Os principais sintomas da doença são manchas na pele, com uma leve mudança de cor. A forma mais leve, nomeada “tuberculoide”, é marcada por uma ou mais manchas na pele acompanhadas da perda de sensibilidade no local da mancha. Outras formas mais graves são manchas com alteração de cor da pele e alteração do relevo, seguidas de queda de cabelo, perda da sobrancelha ou até o surgimento de nódulos no corpo.

Esse foi o caso da professora aposentada e vice coordenadora do Movimento de Reintegração dos Acometidos pela Hanseníase (MORHAN), Leonice Siqueira, de 57 anos. Em entrevista exclusiva ao Correio da Manhã, ela contou que começou seu tratamento no início de 2013, mas já convivia com a doença há pelo menos oito anos antes de ser diagnosticada. “Eu fui aquela paciente que não teve mancha. Eu tinha só a hanseníase neural, que só atingiu os nervos. Então demorou mais tempo para ser diagnosticada, eu já estava no período muito elevado da doença”, contou Leonice à reportagem.

“Eu comecei o tratamento e eu tive muitas reações, que só pioraram porque [o tipo de hanseníase] que eu tive foi aquela que nasce nódulos pelo corpo. Como eu estava com muitos bacilos no corpo então elas vieram muito à tona, apareceram muitos nódulos, muitos caroços, eu fiquei muito ruim. Inclusive eu fui internada várias vezes”, relatou.

Preconceito

Atualmente Leonice está curada da doença, mas não foi fácil. Natural de Mato Grosso, estado com maior concentração da doença no país, ela contou que desenvolveu depressão no começo do tratamento, por medo da carga de preconceito que a doença carrega.

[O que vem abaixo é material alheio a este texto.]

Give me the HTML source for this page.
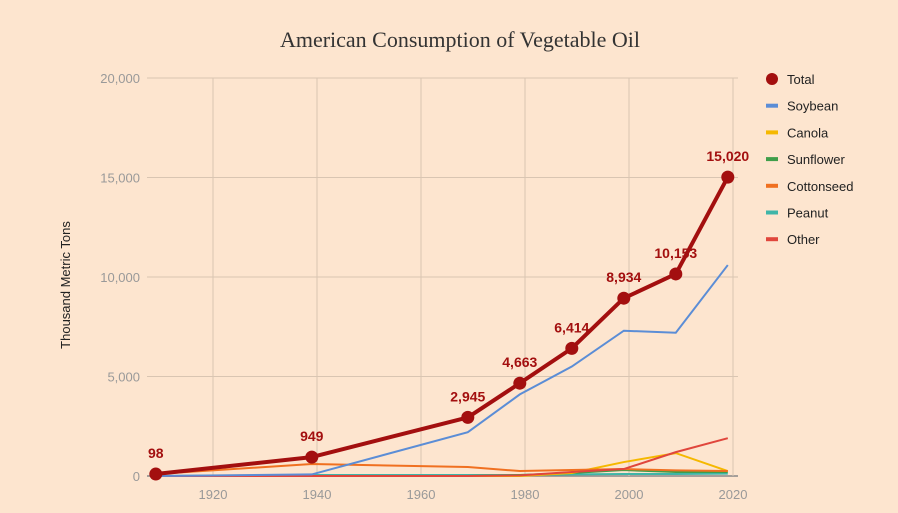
<!DOCTYPE html>
<html><head><meta charset="utf-8"><style>
body{margin:0;background:#fde5cf;}
svg{display:block;font-family:"Liberation Sans",sans-serif;}
</style></head><body>
<svg id="c" width="898" height="513">
<rect width="898" height="513" fill="#fde5cf"/>
<text x="460" y="47" text-anchor="middle" font-family="Liberation Serif,serif" font-size="22" fill="#333">American Consumption of Vegetable Oil</text>
<text transform="translate(70,285) rotate(-90)" text-anchor="middle" font-size="13" fill="#222">Thousand Metric Tons</text>
<g id="grid"></g><g id="series"></g><g id="legend"></g>
</svg>
<script>
const years=[1909,1939,1969,1979,1989,1999,2009,2019];
const total=[98,949,2945,4663,6414,8934,10153,15020];
const soybean=[0,80,2200,4100,5500,7300,7200,10600];
const canola=[0,0,0,0,150,700,1150,250];
const sunflower=[0,0,0,50,150,300,200,200];
const cottonseed=[100,600,450,250,300,350,280,250];
const peanut=[0,50,50,50,80,100,100,120];
const other=[0,0,0,30,200,350,1200,1900];
const yTicks=[0,5000,10000,15000,20000];
const xTicks=[1920,1940,1960,1980,2000,2020];
const NS='http://www.w3.org/2000/svg';
const X=y=>213+(y-1920)*5.2, Y=v=>476-v*(398/20000);
function mk(t,a,p){const e=document.createElementNS(NS,t);for(const k in a)e.setAttribute(k,a[k]);p.appendChild(e);return e;}
const g=document.getElementById('grid'),s=document.getElementById('series'),lg=document.getElementById('legend');
yTicks.forEach(v=>{const l=mk('line',{x1:147,x2:738,y1:Y(v),y2:Y(v),stroke:v?'#d9c5b2':'#888','stroke-width':v?1:1.5},g);

const t=mk('text',{x:140,y:Y(v)+5,'text-anchor':'end','font-size':13,fill:'#999'},g);t.textContent=v.toLocaleString('en-US');
});
xTicks.forEach(v=>{const l=mk('line',{x1:X(v),x2:X(v),y1:78,y2:476,stroke:'#d9c5b2'},g);

const t=mk('text',{x:X(v),y:499,'text-anchor':'middle','font-size':13,fill:'#999'},g);t.textContent=v;
});
const ser=[['peanut',peanut,'#3fb5a8'],['sunflower',sunflower,'#3f9e4a'],['canola',canola,'#f5b800'],['cottonseed',cottonseed,'#f07020'],['other',other,'#e0463c'],['soybean',soybean,'#5b8dd6']];
ser.forEach(([n,d,c])=>{const p=mk('polyline',{points:d.map((v,i)=>X(years[i])+','+Y(v)).join(' '),fill:'none',stroke:c,'stroke-width':2},s);
});
const tp=mk('polyline',{points:total.map((v,i)=>X(years[i])+','+Y(v)).join(' '),fill:'none',stroke:'#a30f0f','stroke-width':4,'stroke-linejoin':'round'},s);

total.forEach((v,i)=>{const c=mk('circle',{cx:X(years[i]),cy:Y(v),r:6.5,fill:'#a30f0f'},s);

const t=mk('text',{x:X(years[i]),y:Y(v)-16,'text-anchor':'middle','font-size':14,'font-weight':'bold',fill:'#a30f0f'},s);t.textContent=v.toLocaleString('en-US');
});
const leg=[['Total','#a30f0f'],['Soybean','#5b8dd6'],['Canola','#f5b800'],['Sunflower','#3f9e4a'],['Cottonseed','#f07020'],['Peanut','#3fb5a8'],['Other','#e0463c']];
leg.forEach(([n,c],i)=>{const y=79+i*26.7;
const m=i?mk('rect',{x:766,y:y-2,width:12,height:4,fill:c},lg):mk('circle',{cx:772,cy:y,r:6,fill:c},lg);

const t=mk('text',{x:787,y:y+5,'font-size':13,fill:'#222'},lg);t.textContent=n;
});
</script>
</body></html>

“Eu me isolei de todo mundo, não foram as pessoas que se afastaram de mim. Eu não queria ver ninguém, eu não falava para ninguém que eu tinha hanseníase com medo das pessoas não quererem falar comigo e me abandonarem. Era pura ignorância, por falta de conhecimento. Quando você não conhece e não domina a situação, você acha que é um bicho de sete cabeças e não é assim a hanseníase. É uma doença comum que tem tratamento e tem cura, mas até você chegar nesse estágio, até você chegar nessa consciência você já sofreu muito”, destacou a professora aposentada.

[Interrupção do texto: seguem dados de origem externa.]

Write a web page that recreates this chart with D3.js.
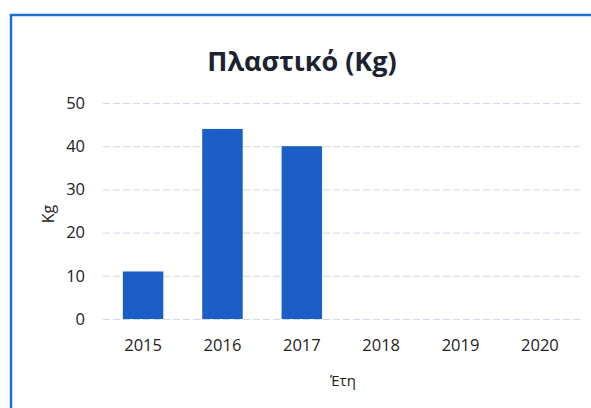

O infectologista Rodrigo Molina reforçou que um mito que persegue as pessoas com hanseníase é a falsa impressão de que as pessoas vão perdendo partes do corpo à medida que a doença avança. “Como a hanseníase tem a perda da sensibilidade, as pessoas se machucavam, não sentiam e por isso que tinha essas deformações e perdas de dedo, por exemplo. Hoje a gente quase não vê mais esse tipo de manifestação, mas é uma doença que é negligenciada”, informou o especialista.

Tratamento

A hanseníase é uma doença curável que tem o tratamento. Após ser feito o diagnóstico da doença podem ser realizados dois tipos de tratamentos, que variam dependendo da forma clínica. Ambos são tratamentos com três medicamentos num período de seis meses até nove meses. O paciente realiza o tratamento supervisionado no dia da consulta médica mensal e depois o toma o remédio durante o restante dos dias daquele mês. Toda a medicação para a Hanseníase é fornecida pelo Ministério da Saúde e o paciente precisa ser acompanhado mensalmente.

O infectologista ainda destacou que “a principal prevenção para hanseníase é o diagnóstico e o tratamento precoce”. “É necessário identificar as pessoas que têm hanseníase, instituir tratamento para elas e fazer a busca de membros da família ou filhos para investigar se eles têm algum sintoma de hanseníase para que também seja feito o diagnóstico o mais rápido possível”, reiterou o médico.

“Se você tiver qualquer sintoma, procure um posto de saúde ou ajuda médica. Não se apavore! É uma doença comum que tem tratamento e tem cura”, enfatizou Leonice Siqueira.